R write.csv with UTF-16 encoding

Daniel Dickison picture Daniel Dickison · Mar 11, 2011 · Viewed 8.1k times · Source

I'm having trouble outputting a data.frame using write.csv using UTF-16 character encoding.

Background: I am trying to write out a CSV file from a data.frame for use in Excel. Excel Mac 2011 seems to dislike UTF-8 (if I specify UTF-8 during text import, non-ASCII characters show up as underscores). I've been led to believe that Excel will be happy with UTF-16LE encoding.

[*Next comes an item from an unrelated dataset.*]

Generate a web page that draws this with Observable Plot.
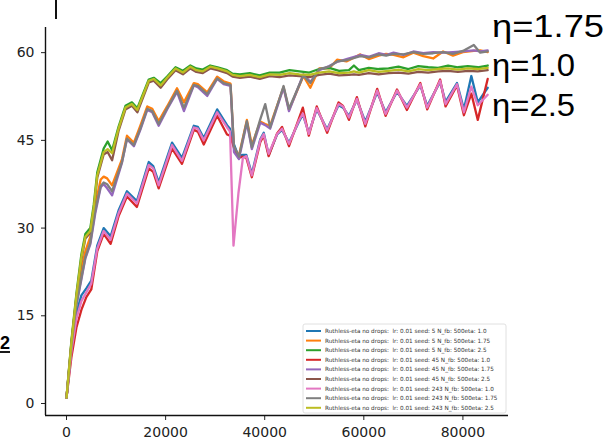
<!DOCTYPE html>
<html>
<head>
<meta charset="utf-8">
<script src="https://cdn.jsdelivr.net/npm/d3@7"></script>
<script src="https://cdn.jsdelivr.net/npm/@observablehq/plot@0.6"></script>
<style>
  html, body { margin: 0; padding: 0; background: #fff; }
  #chart { width: 608px; height: 440px; overflow: hidden; }
</style>
</head>
<body>
<div id="chart"></div>
<script>
// ---- data ----
const xTicks = [0, 20000, 40000, 60000, 80000];
const yTicks = [0, 15, 30, 45, 60];

const seriesNames = [
  "Ruthless-eta no drops:  lr: 0.01 seed: 5 N_fb: 500eta: 1.0",
  "Ruthless-eta no drops:  lr: 0.01 seed: 5 N_fb: 500eta: 1.75",
  "Ruthless-eta no drops:  lr: 0.01 seed: 5 N_fb: 500eta: 2.5",
  "Ruthless-eta no drops:  lr: 0.01 seed: 45 N_fb: 500eta: 1.0",
  "Ruthless-eta no drops:  lr: 0.01 seed: 45 N_fb: 500eta: 1.75",
  "Ruthless-eta no drops:  lr: 0.01 seed: 45 N_fb: 500eta: 2.5",
  "Ruthless-eta no drops:  lr: 0.01 seed: 243 N_fb: 500eta: 1.0",
  "Ruthless-eta no drops:  lr: 0.01 seed: 243 N_fb: 500eta: 1.75",
  "Ruthless-eta no drops:  lr: 0.01 seed: 243 N_fb: 500eta: 2.5"
];
const seriesColors = ["#1f77b4", "#ff7f0e", "#2ca02c", "#d62728", "#9467bd", "#8c564b", "#e377c2", "#7f7f7f", "#bcbd22"];

// eta 1.0 runs (blue, red, pink)
const stepsEta10 = [0, 1000, 2000, 3000, 4000, 5000, 6200, 7500, 8900, 10500, 12200, 14200, 16600, 17500, 18600, 21300, 23300, 25700, 26500, 27700, 30400, 32400, 33000, 33700, 34700, 35600, 36300, 37400, 39100, 39800, 40800, 42500, 43500, 44900, 46900, 47700, 48900, 50500, 52600, 54900, 55800, 57000, 58600, 60300, 62700, 64400, 66700, 68700, 71400, 72800, 75400, 76500, 78800, 80200, 81700, 83000, 85000];
const seed5eta10 = [1, 9.5, 15.5, 18.5, 19.7, 21, 27, 30, 28.6, 33, 36.3, 34.6, 41.3, 40.6, 37.8, 44.6, 42, 47.5, 47.3, 45.4, 50.3, 47.6, 47, 44.5, 42.3, 42.5, 42.5, 39.3, 45.2, 46.3, 42.5, 46, 46.8, 44.6, 48.2, 49.4, 46.3, 50.3, 46.9, 51, 50.6, 49.2, 51.9, 48.2, 53.2, 49.8, 53.3, 50.9, 54.4, 50.9, 55, 51.6, 54.8, 50.3, 56, 51.5, 54];
const seed45eta10 = [1, 8, 13, 16, 18.2, 19.5, 26, 29, 27.3, 32, 35.4, 33.6, 40.2, 39.6, 36.8, 43.6, 41, 46.8, 46.5, 44.3, 49.2, 46, 45.8, 44, 42, 42.2, 42, 38.7, 44.7, 45.8, 42.3, 46.2, 47.3, 44, 48.7, 50.6, 45.8, 50.8, 46.3, 51.5, 50.9, 48.5, 52.4, 47.4, 53.8, 49.2, 53.7, 50.2, 54.8, 50.3, 55.4, 50.8, 54.4, 49.3, 53, 48.5, 55.5];
const seed243eta10 = [1, 9, 14.5, 17.5, 19, 20.5, 26.5, 29.5, 28, 32.5, 35.9, 34.2, 40.8, 40.2, 37.3, 44.2, 41.5, 47.2, 47, 45, 49.8, 47.2, 46.5, 27, 36, 42, 42.3, 39, 45, 46.1, 42.7, 46.1, 47, 44.4, 48.4, 49.6, 46.1, 50.5, 46.7, 51.2, 50.8, 48.9, 52.1, 47.8, 53.5, 49.5, 53.5, 50.6, 54.6, 50.6, 55.2, 51.2, 54.6, 49.8, 54.2, 51, 52.8];

// eta 1.75 runs (orange, purple, gray)
const stepsEta175 = [0, 1000, 2000, 3000, 3800, 4800, 5800, 6900, 7500, 8200, 9200, 11200, 12200, 13600, 14900, 16300, 17300, 18600, 20300, 22300, 23700, 25700, 26500, 28400, 30400, 31700, 33100, 33800, 34800, 36400, 37400, 39100, 40100, 41100, 43800, 44900, 47800, 49200, 51000, 53000, 54600, 56500, 59300, 61000, 63000, 64500, 66000, 68000, 70000, 72000, 74000, 76000, 78000, 80000, 82200, 83500, 85000];
const seed5eta175 = [1, 10.5, 18, 23, 26, 28.5, 34, 38.3, 38.8, 38.5, 37.3, 41.8, 45.8, 44.6, 47.5, 50.8, 50.4, 48.3, 50.8, 53.9, 51.5, 54.8, 54.6, 53.2, 55.9, 55.1, 54.7, 43.6, 42.4, 48.5, 44.2, 48.2, 47.8, 47.5, 54.1, 50.2, 56, 54, 57.3, 57.3, 58.8, 58.5, 59.7, 58.9, 59.5, 59.8, 59.6, 59.2, 60, 59.4, 59, 60.2, 59.5, 60.1, 60.3, 60.4, 60.1];
const seed45eta175 = [1, 9.8, 16.8, 21.2, 24.8, 27.2, 32.5, 37, 37.5, 36.8, 35.6, 41.2, 45.2, 44, 46.8, 50.2, 49.8, 47.5, 50.3, 53.3, 50, 54.4, 54.1, 52.6, 55.5, 54.6, 54.3, 43, 41.8, 48, 43.5, 48, 47.6, 47, 54, 50, 56.3, 55, 57, 57.7, 58.4, 58.9, 59.6, 59.3, 59.9, 59.6, 60, 59.6, 60.2, 59.9, 60.1, 60, 60.1, 60.2, 60.4, 60.2, 60.4];
const seed243eta175 = [1, 10, 17, 21.5, 25, 27.5, 33, 37.2, 37.8, 37.5, 36.3, 41.3, 45.3, 44.2, 47, 50.4, 50, 47.8, 50.5, 53.5, 50.6, 54.5, 54.3, 52.9, 55.6, 54.8, 54.5, 44, 42.2, 48.3, 43.8, 48.6, 51.2, 47.2, 54.3, 50.4, 56.1, 54.8, 57.2, 57.6, 58.5, 58.7, 59.4, 59.2, 59.7, 59.5, 59.8, 59.7, 60.1, 59.8, 59.9, 60.1, 59.8, 60.3, 61.3, 60, 60.2];

// eta 2.5 runs (green, brown, olive)
const stepsEta25 = [0, 1000, 2000, 3000, 3800, 4800, 5500, 6200, 7500, 8300, 9200, 10500, 11900, 13200, 14300, 16600, 17600, 19000, 20300, 22000, 23500, 25000, 26200, 27500, 29000, 30500, 32400, 33500, 35000, 37000, 39000, 41000, 43000, 45000, 47000, 49000, 51000, 53000, 55000, 57000, 58000, 59000, 61000, 63000, 65000, 67000, 69000, 71000, 73000, 75000, 77000, 79000, 81000, 83000, 85000];
const seed5eta25 = [1, 10.8, 18.8, 25.5, 29, 30, 34, 39.5, 43.6, 44.8, 43.3, 47.3, 50.9, 51.5, 50.5, 55.4, 55.7, 54.8, 55.9, 57.5, 56.9, 57.8, 57.3, 57.1, 57.8, 57.5, 57, 56.4, 56.3, 56.5, 56.1, 56.6, 56.6, 57, 56.8, 56.6, 57.2, 57.4, 56.9, 57, 57.8, 57, 57.4, 57.2, 57.3, 57.6, 57.2, 57.7, 57.5, 57.4, 57.8, 57.5, 57.7, 57.5, 57.8];
const seed45eta25 = [1, 10.2, 18.2, 24.6, 28.2, 29.2, 33, 38.6, 42.6, 43, 41.6, 46.6, 50.3, 50.9, 49.8, 54.9, 55.2, 54, 55.4, 57, 56.3, 57.3, 56.7, 56.5, 57.3, 57, 56.5, 55.9, 55.7, 55.9, 55.5, 56, 55.8, 56.1, 56, 55.8, 56.2, 56.4, 56.1, 56.2, 56.3, 56.2, 56.5, 56.3, 56.5, 56.6, 56.4, 56.7, 56.6, 56.8, 56.9, 56.7, 56.9, 56.8, 57];
const seed243eta25 = [1, 10.5, 18.5, 25, 28.5, 29.5, 33.5, 39, 43, 43.5, 42.8, 47, 50.6, 51.2, 50.2, 55.2, 55.5, 54.4, 55.7, 57.3, 56.6, 57.6, 57, 56.8, 57.6, 57.3, 56.8, 56.2, 56, 56.2, 55.8, 56.3, 56.2, 56.5, 56.3, 56.2, 56.6, 56.8, 56.5, 56.6, 56.8, 56.6, 57, 56.7, 56.9, 57.1, 56.8, 57.2, 57, 57.2, 57.3, 57.1, 57.3, 57.2, 57.4];

const annotations = ["η=1.75", "η=1.0", "η=2.5"];

// ---- build tidy rows (legend order = draw order) ----
const seriesDefs = [
  [stepsEta10, seed5eta10], [stepsEta175, seed5eta175], [stepsEta25, seed5eta25],
  [stepsEta10, seed45eta10], [stepsEta175, seed45eta175], [stepsEta25, seed45eta25],
  [stepsEta10, seed243eta10], [stepsEta175, seed243eta175], [stepsEta25, seed243eta25]
];
const rows = [];
seriesDefs.forEach(([xs, ys], i) => {
  const n = Math.min(xs.length, ys.length);
  for (let k = 0; k < n; k++) rows.push({series: seriesNames[i], step: xs[k], value: ys[k]});
});

const xDomain = [-4240, 89200];
const yDomain = [-2.05, 64.3];

const lineMarks = seriesNames.map((name, i) =>
  Plot.line(rows.filter(r => r.series === name), {
    x: "step", y: "value", stroke: seriesColors[i], strokeWidth: 2.3,
    strokeLinejoin: "round", strokeLinecap: "round"
  })
);

const chart = Plot.plot({
  width: 608, height: 440,
  marginLeft: 45, marginRight: 100, marginTop: 27, marginBottom: 25,
  x: {domain: xDomain},
  y: {domain: yDomain},
  style: {fontFamily: "DejaVu Sans", background: "#fff", color: "#222", overflow: "visible"},
  marks: [
    Plot.axisX({ticks: xTicks, tickSize: 5, tickPadding: 7, fontSize: 14, tickFormat: d => String(d), label: null, stroke: "#222"}),
    Plot.axisY({ticks: yTicks, tickSize: 4, tickPadding: 7, fontSize: 14, label: null, stroke: "#222"}),
    ...lineMarks,
    Plot.ruleX([xDomain[0]], {stroke: "#111", strokeWidth: 1.4}),
    Plot.ruleY([yDomain[0]], {stroke: "#111", strokeWidth: 1.4})
  ]
});

document.getElementById("chart").appendChild(chart);

// ---- legend box (lower right, inside axes) ----
const svg = d3.select(chart);
const lg = svg.append("g").attr("font-family", "DejaVu Sans").attr("text-anchor", "start");
lg.append("rect").attr("x", 303).attr("y", 324).attr("width", 203).attr("height", 89)
  .attr("rx", 2).attr("fill", "#fff").attr("fill-opacity", 0.9)
  .attr("stroke", "#d8d8d8").attr("stroke-width", 0.8);
seriesNames.forEach((name, i) => {
  const yy = 331 + i * 9.6;
  lg.append("line").attr("x1", 306).attr("x2", 321).attr("y1", yy).attr("y2", yy)
    .attr("stroke", seriesColors[i]).attr("stroke-width", 2);
  lg.append("text").attr("x", 325).attr("y", yy).attr("dy", "0.35em")
    .attr("text-anchor", "start")
    .attr("font-size", 5.7).attr("fill", "#333").text(name);
});

// ---- slide annotations ----
const ann = svg.append("g").attr("font-family", "Liberation Sans, Arial, sans-serif")
  .attr("fill", "#000").attr("text-anchor", "start");
const annWidths = [112, 83, 83];
[37, 76, 116].forEach((yy, i) => {
  ann.append("text").attr("x", 492).attr("y", yy).attr("font-size", 32)
    .attr("text-anchor", "start")
    .attr("textLength", annWidths[i]).attr("lengthAdjust", "spacingAndGlyphs")
    .text(annotations[i]);
});
// screenshot artifacts
svg.append("line").attr("x1", 56).attr("x2", 56).attr("y1", 0).attr("y2", 19)
  .attr("stroke", "#111").attr("stroke-width", 2);
svg.append("text").attr("x", 0).attr("y", 349).attr("text-anchor", "start")
  .attr("font-family", "Liberation Sans, Arial, sans-serif")
  .attr("font-weight", "bold").attr("font-size", 18).attr("fill", "#000").text("2");
svg.append("line").attr("x1", 0).attr("x2", 10).attr("y1", 352).attr("y2", 352)
  .attr("stroke", "#000").attr("stroke-width", 1.8);
</script>
</body>
</html>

Here's the example data.frame:

> foo
  a  b
1 á 羽
> Encoding(levels(foo$a))
[1] "UTF-8"
> Encoding(levels(foo$b))
[1] "UTF-8"

So I tried to output the data.frame by doing:

f <- file("foo.csv", encoding="UTF-16LE")
write.csv(foo, f)

This gives me an ASCII file that looks like:

"","

If I use encoding="UTF-16", I get a file that only contains the byte-order mark 0xFE 0xFF.

If I use encoding="UTF-16BE", I get an empty file.

This is on a 64-bit version of R 2.12.2 on Mac OS X 10.6.6. What am I doing wrong?

Answer

daroczig picture daroczig · Mar 11, 2011

You could simply save the csv in UTF-8 and later convert it to UTF-16LE with iconv in terminal.

If you insist on doing it in R, the following might work - althought it seems that iconv in R does have some issues, see: http://tolstoy.newcastle.edu.au/R/e10/devel/10/06/0648.html

> x <- c("foo", "bar")
> iconv(x,"UTF-8","UTF-16LE")
Error in iconv(x, "UTF-8", "UTF-16LE") : 
  embedded nul in string: 'f\0o\0o\0'

As you can see the above linked patch is really needed - which I did not tested, but if you want to keep it simly (and nasty): just call the third party iconv program inside R with a system call after saving the table to csv.